• [TASK OBJECTIVE] Transcribe the listing that follows in full, omitting pictures.

• [INFORMATION SUPPLIED]
━━━━━━━━━━
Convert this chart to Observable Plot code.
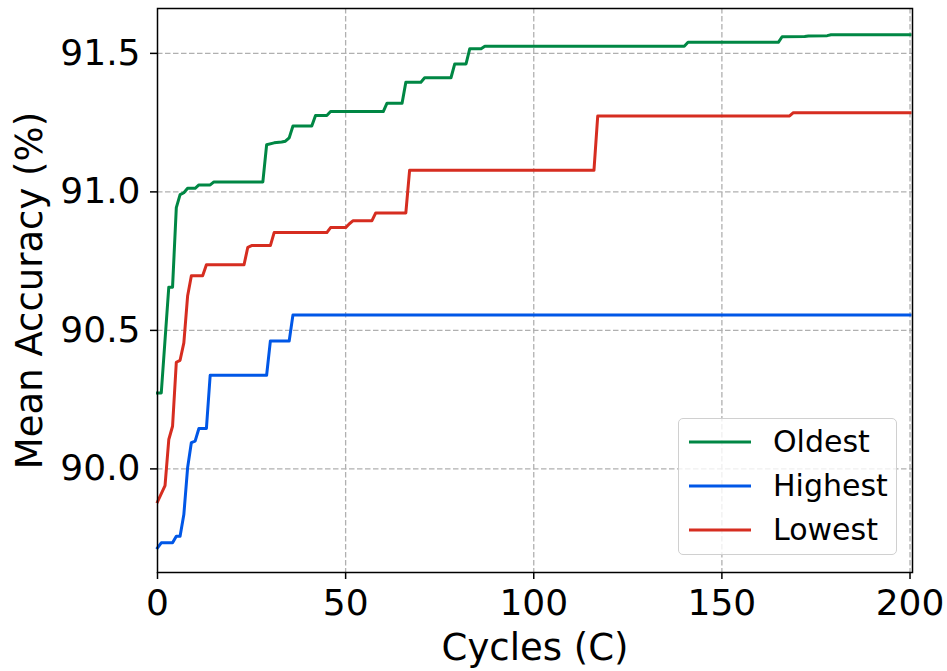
<!DOCTYPE html>
<html>
<head>
<meta charset="utf-8">
<script src="https://cdn.jsdelivr.net/npm/d3@7"></script>
<script src="https://cdn.jsdelivr.net/npm/@observablehq/plot@0.6"></script>
<style>
  html, body { margin: 0; padding: 0; background: #fff; }
  #wrap { position: relative; width: 947px; height: 671px; font-family: "DejaVu Sans", sans-serif; }
  #legend {
    position: absolute; left: 678px; top: 418px; width: 219px; height: 137px;
    box-sizing: border-box; border: 1.2px solid #d0d0d0; border-radius: 5px;
    background: rgba(255,255,255,0.8);
  }
  .item { position: absolute; left: 10px; height: 30px; display: flex; align-items: center; }
  .item svg { width: 62px; height: 6px; }
  .item span { position: absolute; left: 84px; font-size: 30px; color: #000; white-space: nowrap; line-height: 30px; }
</style>
</head>
<body>
<div id="wrap"></div>
<script>
// ---- Data ----
const seriesNames = ["Oldest", "Highest", "Lowest"];
const seriesColors = ["#008744", "#0057e7", "#d62d20"];

const oldestCycles = [0, 1, 3, 4, 5, 6, 7, 8, 10, 11, 14, 15, 28, 29, 31, 33, 34, 35, 36, 41, 42, 45, 46, 60, 61, 65, 66, 70, 71, 78, 79, 82, 83, 86, 87, 140, 141, 165, 166, 172, 173, 178, 179, 200];
const oldestAcc = [90.274, 90.274, 90.656, 90.656, 90.943, 90.99, 90.997, 91.013, 91.013, 91.025, 91.025, 91.036, 91.036, 91.17, 91.177, 91.18, 91.183, 91.195, 91.238, 91.238, 91.276, 91.276, 91.29, 91.29, 91.32, 91.32, 91.396, 91.396, 91.412, 91.412, 91.462, 91.462, 91.517, 91.517, 91.526, 91.526, 91.54, 91.54, 91.56, 91.561, 91.563, 91.564, 91.567, 91.567];

const highestCycles = [0, 1, 4, 5, 6, 7, 8, 9, 10, 11, 13, 14, 29, 30, 35, 36, 200];
const highestAcc = [89.715, 89.733, 89.733, 89.757, 89.757, 89.835, 90.004, 90.095, 90.10, 90.146, 90.146, 90.338, 90.338, 90.462, 90.462, 90.556, 90.556];

const lowestCycles = [0, 2, 3, 4, 5, 6, 7, 8, 9, 12, 13, 23, 24, 25, 30, 31, 45, 46, 50, 51, 52, 57, 58, 66, 67, 116, 117, 168, 169, 200];
const lowestAcc = [89.881, 89.94, 90.106, 90.154, 90.385, 90.392, 90.455, 90.624, 90.697, 90.697, 90.737, 90.737, 90.80, 90.806, 90.806, 90.853, 90.853, 90.871, 90.871, 90.885, 90.896, 90.896, 90.924, 90.924, 91.078, 91.078, 91.274, 91.274, 91.286, 91.286];

const xTicks = [0, 50, 100, 150, 200];
const yTicks = [90.0, 90.5, 91.0, 91.5];
const xLabel = "Cycles (C)";
const yLabel = "Mean Accuracy (%)";

// ---- Build table ----
const allCycles = [oldestCycles, highestCycles, lowestCycles];
const allAcc = [oldestAcc, highestAcc, lowestAcc];
const rows = [];
seriesNames.forEach((name, i) => {
  allCycles[i].forEach((c, j) => rows.push({series: name, cycle: c, acc: allAcc[i][j]}));
});

const FONT = "DejaVu Sans, sans-serif";

const chart = Plot.plot({
  width: 947,
  height: 671,
  marginLeft: 157,
  marginRight: 35,
  marginTop: 8,
  marginBottom: 99,
  style: {fontFamily: FONT, background: "#fff", overflow: "visible"},
  x: {domain: [0, 200.66]},
  y: {domain: [89.626, 91.662]},
  color: {domain: seriesNames, range: seriesColors},
  marks: [
    Plot.gridX(xTicks.filter(d => d > 0), {stroke: "#b0b0b0", strokeOpacity: 1, strokeWidth: 1.3, strokeDasharray: "5.5,2.5"}),
    Plot.gridY(yTicks, {stroke: "#b0b0b0", strokeOpacity: 1, strokeWidth: 1.3, strokeDasharray: "5.5,2.5"}),
    Plot.line(rows, {x: "cycle", y: "acc", z: "series", stroke: "series", strokeWidth: 3, strokeLinejoin: "round", strokeLinecap: "square"}),
    Plot.frame({stroke: "#000", strokeWidth: 1.5}),
    Plot.axisX(xTicks, {tickSize: 7, tickPadding: 10, fontSize: 36, strokeWidth: 1.5, stroke: "#000", fill: "#000", label: null}),
    Plot.axisY(yTicks, {tickSize: 7, tickPadding: 10, fontSize: 36, strokeWidth: 1.5, stroke: "#000", fill: "#000", tickFormat: d => d.toFixed(1), label: null}),
    Plot.text([xLabel], {frameAnchor: "bottom", dy: 76, fontSize: 37, fill: "#000", lineAnchor: "middle", textAnchor: "middle", text: d => d}),
    Plot.text([yLabel], {frameAnchor: "left", dx: -127, rotate: -90, fontSize: 37, fill: "#000", lineAnchor: "middle", textAnchor: "middle", text: d => d})
  ]
});

const wrap = document.getElementById("wrap");
wrap.appendChild(chart);

// ---- Legend (inside the plot, lower right) ----
const legend = document.createElement("div");
legend.id = "legend";
const itemTops = [8, 52, 96];
seriesNames.forEach((name, i) => {
  const item = document.createElement("div");
  item.className = "item";
  item.style.top = itemTops[i] + "px";
  item.innerHTML = `<svg viewBox="0 0 62 6"><line x1="0" y1="3" x2="62" y2="3" stroke="${seriesColors[i]}" stroke-width="3"/></svg><span>${name}</span>`;
  legend.appendChild(item);
});
wrap.appendChild(legend);
</script>
</body>
</html>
━━━━━━━━━━
• [EXERCISE RESPONSE]
Convert this chart to Observable Plot code.
<!DOCTYPE html>
<html>
<head>
<meta charset="utf-8">
<script src="https://cdn.jsdelivr.net/npm/d3@7"></script>
<script src="https://cdn.jsdelivr.net/npm/@observablehq/plot@0.6"></script>
<style>
  html, body { margin: 0; padding: 0; background: #fff; }
  #wrap { position: relative; width: 947px; height: 671px; font-family: "DejaVu Sans", sans-serif; }
  #legend {
    position: absolute; left: 678px; top: 418px; width: 219px; height: 137px;
    box-sizing: border-box; border: 1.2px solid #d0d0d0; border-radius: 5px;
    background: rgba(255,255,255,0.8);
  }
  .item { position: absolute; left: 10px; height: 30px; display: flex; align-items: center; }
  .item svg { width: 62px; height: 6px; }
  .item span { position: absolute; left: 84px; font-size: 30px; color: #000; white-space: nowrap; line-height: 30px; }
</style>
</head>
<body>
<div id="wrap"></div>
<script>
// ---- Data ----
const seriesNames = ["Oldest", "Highest", "Lowest"];
const seriesColors = ["#008744", "#0057e7", "#d62d20"];

const oldestCycles = [0, 1, 3, 4, 5, 6, 7, 8, 10, 11, 14, 15, 28, 29, 31, 33, 34, 35, 36, 41, 42, 45, 46, 60, 61, 65, 66, 70, 71, 78, 79, 82, 83, 86, 87, 140, 141, 165, 166, 172, 173, 178, 179, 200];
const oldestAcc = [90.274, 90.274, 90.656, 90.656, 90.943, 90.99, 90.997, 91.013, 91.013, 91.025, 91.025, 91.036, 91.036, 91.17, 91.177, 91.18, 91.183, 91.195, 91.238, 91.238, 91.276, 91.276, 91.29, 91.29, 91.32, 91.32, 91.396, 91.396, 91.412, 91.412, 91.462, 91.462, 91.517, 91.517, 91.526, 91.526, 91.54, 91.54, 91.56, 91.561, 91.563, 91.564, 91.567, 91.567];

const highestCycles = [0, 1, 4, 5, 6, 7, 8, 9, 10, 11, 13, 14, 29, 30, 35, 36, 200];
const highestAcc = [89.715, 89.733, 89.733, 89.757, 89.757, 89.835, 90.004, 90.095, 90.10, 90.146, 90.146, 90.338, 90.338, 90.462, 90.462, 90.556, 90.556];

const lowestCycles = [0, 2, 3, 4, 5, 6, 7, 8, 9, 12, 13, 23, 24, 25, 30, 31, 45, 46, 50, 51, 52, 57, 58, 66, 67, 116, 117, 168, 169, 200];
const lowestAcc = [89.881, 89.94, 90.106, 90.154, 90.385, 90.392, 90.455, 90.624, 90.697, 90.697, 90.737, 90.737, 90.80, 90.806, 90.806, 90.853, 90.853, 90.871, 90.871, 90.885, 90.896, 90.896, 90.924, 90.924, 91.078, 91.078, 91.274, 91.274, 91.286, 91.286];

const xTicks = [0, 50, 100, 150, 200];
const yTicks = [90.0, 90.5, 91.0, 91.5];
const xLabel = "Cycles (C)";
const yLabel = "Mean Accuracy (%)";

// ---- Build table ----
const allCycles = [oldestCycles, highestCycles, lowestCycles];
const allAcc = [oldestAcc, highestAcc, lowestAcc];
const rows = [];
seriesNames.forEach((name, i) => {
  allCycles[i].forEach((c, j) => rows.push({series: name, cycle: c, acc: allAcc[i][j]}));
});

const FONT = "DejaVu Sans, sans-serif";

const chart = Plot.plot({
  width: 947,
  height: 671,
  marginLeft: 157,
  marginRight: 35,
  marginTop: 8,
  marginBottom: 99,
  style: {fontFamily: FONT, background: "#fff", overflow: "visible"},
  x: {domain: [0, 200.66]},
  y: {domain: [89.626, 91.662]},
  color: {domain: seriesNames, range: seriesColors},
  marks: [
    Plot.gridX(xTicks.filter(d => d > 0), {stroke: "#b0b0b0", strokeOpacity: 1, strokeWidth: 1.3, strokeDasharray: "5.5,2.5"}),
    Plot.gridY(yTicks, {stroke: "#b0b0b0", strokeOpacity: 1, strokeWidth: 1.3, strokeDasharray: "5.5,2.5"}),
    Plot.line(rows, {x: "cycle", y: "acc", z: "series", stroke: "series", strokeWidth: 3, strokeLinejoin: "round", strokeLinecap: "square"}),
    Plot.frame({stroke: "#000", strokeWidth: 1.5}),
    Plot.axisX(xTicks, {tickSize: 7, tickPadding: 10, fontSize: 36, strokeWidth: 1.5, stroke: "#000", fill: "#000", label: null}),
    Plot.axisY(yTicks, {tickSize: 7, tickPadding: 10, fontSize: 36, strokeWidth: 1.5, stroke: "#000", fill: "#000", tickFormat: d => d.toFixed(1), label: null}),
    Plot.text([xLabel], {frameAnchor: "bottom", dy: 76, fontSize: 37, fill: "#000", lineAnchor: "middle", textAnchor: "middle", text: d => d}),
    Plot.text([yLabel], {frameAnchor: "left", dx: -127, rotate: -90, fontSize: 37, fill: "#000", lineAnchor: "middle", textAnchor: "middle", text: d => d})
  ]
});

const wrap = document.getElementById("wrap");
wrap.appendChild(chart);

// ---- Legend (inside the plot, lower right) ----
const legend = document.createElement("div");
legend.id = "legend";
const itemTops = [8, 52, 96];
seriesNames.forEach((name, i) => {
  const item = document.createElement("div");
  item.className = "item";
  item.style.top = itemTops[i] + "px";
  item.innerHTML = `<svg viewBox="0 0 62 6"><line x1="0" y1="3" x2="62" y2="3" stroke="${seriesColors[i]}" stroke-width="3"/></svg><span>${name}</span>`;
  legend.appendChild(item);
});
wrap.appendChild(legend);
</script>
</body>
</html>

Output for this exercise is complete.